Policy Roadmap: How AI Can Unlock Smarter Energy Storage and a Stable Grid

Policy Roadmap: How AI Can Unlock Smarter Energy Storage and a Stable Grid

AI & Energy Storage: The Policy Mandate for Grid Evolution

Artificial intelligence is shifting how batteries and grid-scale storage operate, from predictive dispatch to lifetime optimization. Technology alone will not deliver full benefits. Policy choices define market signals, investment flows, and the rules that allow AI systems to interoperate with utilities and independent operators. Clear policy direction shortens deployment timelines and reduces integration risk for operators, investors and communities pursuing decarbonization targets.

Smart Policies Fueling Innovation and Stability

Regulatory Support and Incentives

Governments can align incentives to reward services that storage plus AI provide, such as fast frequency response, congestion relief and capacity value. Specific levers include targeted tax credits, procurement mechanisms for AI-enabled storage services, and R&D grants that pair utilities with startups. Market rules should allow aggregated storage resources to participate in wholesale and ancillary service markets under transparent performance metrics.
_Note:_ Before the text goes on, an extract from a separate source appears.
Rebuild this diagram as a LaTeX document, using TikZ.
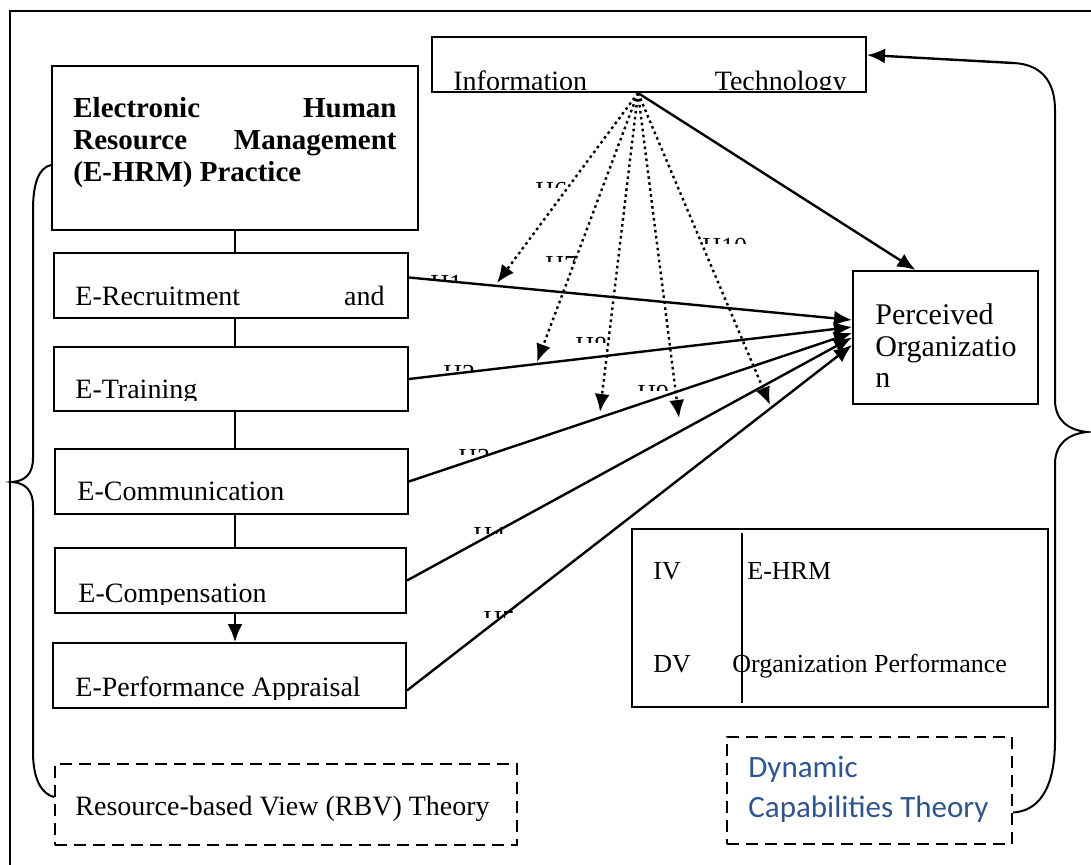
\documentclass[tikz,border=0pt]{standalone}
\usepackage{fontspec}
\setmainfont{Liberation Serif}
\newfontfamily\dctfont{Carlito}
\usetikzlibrary{arrows.meta}

\definecolor{dctblue}{RGB}{47,85,140}

% text cut off by the frame it sits in
\newcommand{\cuttext}[4]{\begin{scope}\clip #1 rectangle #2; \node[#3] #4;\end{scope}}
% hypothesis label, only its top shows
\newcommand{\hyplabel}[4]{\begin{scope}\clip (#2,#3-2) rectangle ++(52,8); \node[hyp, anchor=north west] (#1) at (#2,#3) {#4};\end{scope}}

\begin{document}
\begin{tikzpicture}[x=0.5pt, y=-0.5pt,
    box/.style={rectangle, draw, line width=1pt, inner sep=0pt},
    dashbox/.style={box, dash pattern=on 6pt off 3.5pt},
    txt/.style={inner sep=0pt, font=\fontsize{14}{16}\selectfont},
    small/.style={inner sep=0pt, font=\fontsize{13}{15}\selectfont},
    hyp/.style={inner sep=0pt, font=\fontsize{13}{15}\selectfont},
    head/.style={inner sep=0pt, font=\bfseries\fontsize{14.5}{16}\selectfont},
    link/.style={line width=1pt},
    arrow/.style={-{Latex[length=9pt,width=7.5pt]}, line width=1.2pt},
    dotarrow/.style={arrow, dash pattern=on 1.3pt off 1.7pt}
]
    \useasboundingbox (0,0) rectangle (1091,865);

    % outer frame
    \draw[link] (10,865) -- (10,11) -- (1091,11);

    % E-HRM practices
    \node[box, minimum width=183pt, minimum height=82pt] (ehrm) at (235,148) {};
    \node[box, minimum width=177pt, minimum height=32.5pt] (recruit) at (231,285.5) {};
    \node[box, minimum width=177pt, minimum height=32pt] (training) at (231,379) {};
    \node[box, minimum width=176.5pt, minimum height=32.5pt] (comm) at (231.5,481.5) {};
    \node[box, minimum width=175.5pt, minimum height=32.5pt] (comp) at (230.5,580.5) {};
    \node[box, minimum width=176.5pt, minimum height=32.5pt] (appraisal) at (229.5,675.5) {};

    % moderator, outcome and legend
    \node[box, minimum width=217pt, minimum height=27.5pt] (it) at (649,64.5) {};
    \node[box, minimum width=92.5pt, minimum height=66.5pt] (po) at (945.5,337.5) {};
    \node[box, minimum width=208pt, minimum height=89pt] (legend) at (840,618) {};

    % theories
    \node[dashbox, minimum width=231pt, minimum height=40.5pt] (rbv) at (286,804.5) {};
    \node[dashbox, minimum width=142.5pt, minimum height=53.5pt] (dct) at (869.5,790.5) {};

    % texts
    \node[head, anchor=base west] (head1) at (73,118) {Electronic};
    \node[head, anchor=base east] (head2) at (397,118) {Human};
    \node[head, anchor=base west] (head3) at (73,150) {Resource};
    \node[head, anchor=base east] (head4) at (397,150) {Management};
    \node[head, anchor=base west] (head5) at (73,182) {(E-HRM) Practice};

    \cuttext{(54,253)}{(408,309)}{txt, anchor=base west}{(recruittxt) at (75,306) {E-Recruitment}};
    \cuttext{(54,253)}{(408,309)}{txt, anchor=base east}{(andtxt) at (385,306) {and}};
    \cuttext{(54,347)}{(408,401)}{txt, anchor=base west}{(trainingtxt) at (75,399) {E-Training}};
    \cuttext{(55,449)}{(408,504)}{txt, anchor=base west}{(commtxt) at (77,501) {E-Communication}};
    \cuttext{(55,548)}{(406,604)}{txt, anchor=base west}{(comptxt) at (78,602) {E-Compensation}};
    \cuttext{(53,643)}{(406,699)}{txt, anchor=base west}{(appraisaltxt) at (75,696) {E-Performance Appraisal}};
    \cuttext{(432,37)}{(866,90)}{txt, anchor=base west}{(ittxt1) at (453,91) {Information}};
    \cuttext{(432,37)}{(866,90)}{txt, anchor=base east}{(ittxt2) at (847,91) {Technology}};

    \node[txt, font=\fontsize{15}{16}\selectfont, anchor=base west] (potxt1) at (875,325) {Perceived};
    \node[txt, font=\fontsize{15}{16}\selectfont, anchor=base west] (potxt2) at (875,357) {Organizatio};
    \node[txt, font=\fontsize{15}{16}\selectfont, anchor=base west] (potxt3) at (875,388) {n};

    \draw[link] ([xshift=55.5pt,yshift=-2.5pt]legend.north west) -- ([xshift=55.5pt,yshift=2.5pt]legend.south west);
    \node[small, anchor=base west] (iv) at (653,579) {IV};
    \node[small, anchor=base west] (ivname) at (747,579) {E-HRM};
    \node[small, anchor=base west] (dv) at (653,672) {DV};
    \node[small, anchor=base west] (dvname) at (732,672) {Organization Performance};

    \node[txt, anchor=base west] (rbvtxt) at (75,815) {Resource-based View (RBV) Theory};
    \node[inner sep=0pt, font=\dctfont\fontsize{15.5}{16}\selectfont, text=dctblue, anchor=base west] (dcttxt1) at (748,777) {Dynamic};
    \node[inner sep=0pt, font=\dctfont\fontsize{15.5}{16}\selectfont, text=dctblue, anchor=base west] (dcttxt2) at (748,817) {Capabilities Theory};

    % chain of practices
    \draw[link] (ehrm.south) -- (ehrm.south |- recruit.north);
    \draw[link] (ehrm.south |- recruit.south) -- (ehrm.south |- training.north);
    \draw[link] (ehrm.south |- training.south) -- (ehrm.south |- comm.north);
    \draw[link] (ehrm.south |- comm.south) -- (ehrm.south |- comp.north);
    \draw[arrow] (ehrm.south |- comp.south) -- (ehrm.south |- appraisal.north);

    % direct effects
    \draw[arrow] ([yshift=4pt]recruit.east) -- ([yshift=8.75pt]po.west);
    \draw[arrow] (training.east) -- ([yshift=5.25pt]po.west);
    \draw[arrow] (comm.east) -- ([yshift=2.25pt]po.west);
    \draw[arrow] (comp.east) -- ([yshift=0pt]po.west);
    \draw[arrow] ([yshift=-7.5pt]appraisal.east) -- ([yshift=-3.75pt]po.west);

    % moderating effects
    \coordinate (itfoot) at ([xshift=-5.5pt]it.south);
    \coordinate (m1) at (497,283);
    \coordinate (m2) at (537,362);
    \coordinate (m3) at (600,412);
    \coordinate (m4) at (679,418);
    \coordinate (m5) at (770,405);
    \foreach \m in {m1,m2,m3,m4,m5}
        \draw[dotarrow] (itfoot) -- (\m);
    \draw[arrow] (itfoot) -- ([xshift=-15pt]po.north);

    % hypotheses
    \hyplabel{h6}{535}{182}{H6}
    \hyplabel{h10}{702}{238}{H10}
    \hyplabel{h7}{545}{256}{H7}
    \hyplabel{h1}{430}{275}{H1}
    \hyplabel{h8}{575}{337}{H8}
    \hyplabel{h2}{443}{365}{H2}
    \hyplabel{h9}{637}{385}{H9}
    \hyplabel{h3}{458}{449}{H3}
    \hyplabel{h4}{473}{527}{H4}
    \hyplabel{h5}{483}{611}{H5}

    % theory braces
    \draw[link] ([yshift=-8.5pt]ehrm.west) .. controls (38,168) and (33,185) .. (33,210) -- (33,458)
        .. controls (33,474) and (25,481) .. (12,482) .. controls (25,483) and (33,490) .. (33,506)
        -- (33,752) .. controls (33,780) and (42,794) .. ([yshift=3.75pt]rbv.west);
    \coordinate (rtop) at (1013,63);
    \draw[arrow] (rtop) -- ([yshift=4.75pt]it.east);
    \draw[link] (rtop) .. controls (1040,64) and (1055,80) .. (1055,110) -- (1055,400)
        .. controls (1055,420) and (1068,430) .. (1087,432) .. controls (1068,434) and (1055,444) .. (1055,464)
        -- (1055,740) .. controls (1055,790) and (1038,811) .. ([yshift=-11pt]dct.east);
\end{tikzpicture}
\end{document}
Data and Interoperability Standards

Policy should require common data formats and open APIs so AI models can access timely telemetry from batteries, inverters and grid assets. Standardized data governance reduces costs and accelerates third-party innovation while preserving privacy and cybersecurity through role-based access and certification programs. Interoperability rules prevent vendor lock-in and maximize system-level value from diverse assets.
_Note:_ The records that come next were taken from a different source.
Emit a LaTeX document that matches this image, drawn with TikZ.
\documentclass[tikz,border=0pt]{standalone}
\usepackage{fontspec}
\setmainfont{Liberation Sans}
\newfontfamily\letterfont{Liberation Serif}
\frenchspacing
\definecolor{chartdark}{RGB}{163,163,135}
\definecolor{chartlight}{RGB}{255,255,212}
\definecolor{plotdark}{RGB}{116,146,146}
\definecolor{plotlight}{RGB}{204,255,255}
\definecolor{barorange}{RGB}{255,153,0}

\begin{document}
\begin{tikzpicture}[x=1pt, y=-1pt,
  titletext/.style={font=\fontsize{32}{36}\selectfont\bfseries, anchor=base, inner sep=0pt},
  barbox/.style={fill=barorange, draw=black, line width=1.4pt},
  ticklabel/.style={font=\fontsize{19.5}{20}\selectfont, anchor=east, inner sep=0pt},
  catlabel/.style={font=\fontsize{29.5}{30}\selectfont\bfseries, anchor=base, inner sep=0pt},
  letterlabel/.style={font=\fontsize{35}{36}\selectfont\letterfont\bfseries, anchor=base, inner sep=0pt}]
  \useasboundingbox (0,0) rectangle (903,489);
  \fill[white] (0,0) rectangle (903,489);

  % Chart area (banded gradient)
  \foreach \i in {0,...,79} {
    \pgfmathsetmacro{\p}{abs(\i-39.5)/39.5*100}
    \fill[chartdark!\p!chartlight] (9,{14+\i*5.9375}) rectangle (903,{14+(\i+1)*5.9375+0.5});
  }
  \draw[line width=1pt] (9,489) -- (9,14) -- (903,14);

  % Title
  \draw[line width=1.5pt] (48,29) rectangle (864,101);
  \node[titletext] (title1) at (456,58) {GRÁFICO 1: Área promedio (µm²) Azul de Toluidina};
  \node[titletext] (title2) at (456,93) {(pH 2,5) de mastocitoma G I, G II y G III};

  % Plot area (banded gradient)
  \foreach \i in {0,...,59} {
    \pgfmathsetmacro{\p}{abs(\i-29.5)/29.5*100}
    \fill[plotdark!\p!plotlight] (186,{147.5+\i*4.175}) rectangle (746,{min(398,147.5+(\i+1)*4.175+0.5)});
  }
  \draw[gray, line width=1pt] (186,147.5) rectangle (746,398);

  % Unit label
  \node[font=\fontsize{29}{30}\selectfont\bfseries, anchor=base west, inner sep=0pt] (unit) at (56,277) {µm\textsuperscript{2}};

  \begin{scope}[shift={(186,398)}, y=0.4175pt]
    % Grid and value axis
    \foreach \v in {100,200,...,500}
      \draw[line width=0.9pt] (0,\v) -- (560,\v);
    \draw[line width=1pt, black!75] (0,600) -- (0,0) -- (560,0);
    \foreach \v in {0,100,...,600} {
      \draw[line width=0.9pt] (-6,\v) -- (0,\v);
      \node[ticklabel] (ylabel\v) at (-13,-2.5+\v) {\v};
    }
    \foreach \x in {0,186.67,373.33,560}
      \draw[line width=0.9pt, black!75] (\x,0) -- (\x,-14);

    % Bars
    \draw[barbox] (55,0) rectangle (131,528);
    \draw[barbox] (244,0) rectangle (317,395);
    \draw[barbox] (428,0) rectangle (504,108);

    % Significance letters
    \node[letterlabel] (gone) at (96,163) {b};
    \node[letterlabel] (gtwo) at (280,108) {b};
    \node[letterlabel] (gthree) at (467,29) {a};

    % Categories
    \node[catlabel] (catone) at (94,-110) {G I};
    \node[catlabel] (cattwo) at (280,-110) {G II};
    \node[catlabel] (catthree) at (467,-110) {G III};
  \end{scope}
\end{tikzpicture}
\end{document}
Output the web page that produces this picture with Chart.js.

Policy Steps Toward Future-Proof Grids

Addressing risks and market design frictions is urgent. Policymakers must set minimum cybersecurity standards for AI controllers, mandate transparent model auditing for safety and bias, and fund workforce training for operators managing AI-driven systems. Reforming market settlements to recognize distributed storage contributions will attract capital and lower grid costs. Pilot programs that test regulatory sandboxes can reveal practical constraints without exposing consumers to undue risk.

Well-crafted policy shifts the gap between potential and deployment. By combining targeted incentives, common data standards and durable market rules, regulators can unlock AI’s system-level benefits for storage: improved reliability, lower integration costs, and faster progress toward emission goals. The window to act is narrow; decisions made now will shape how quickly grids become smarter and cleaner.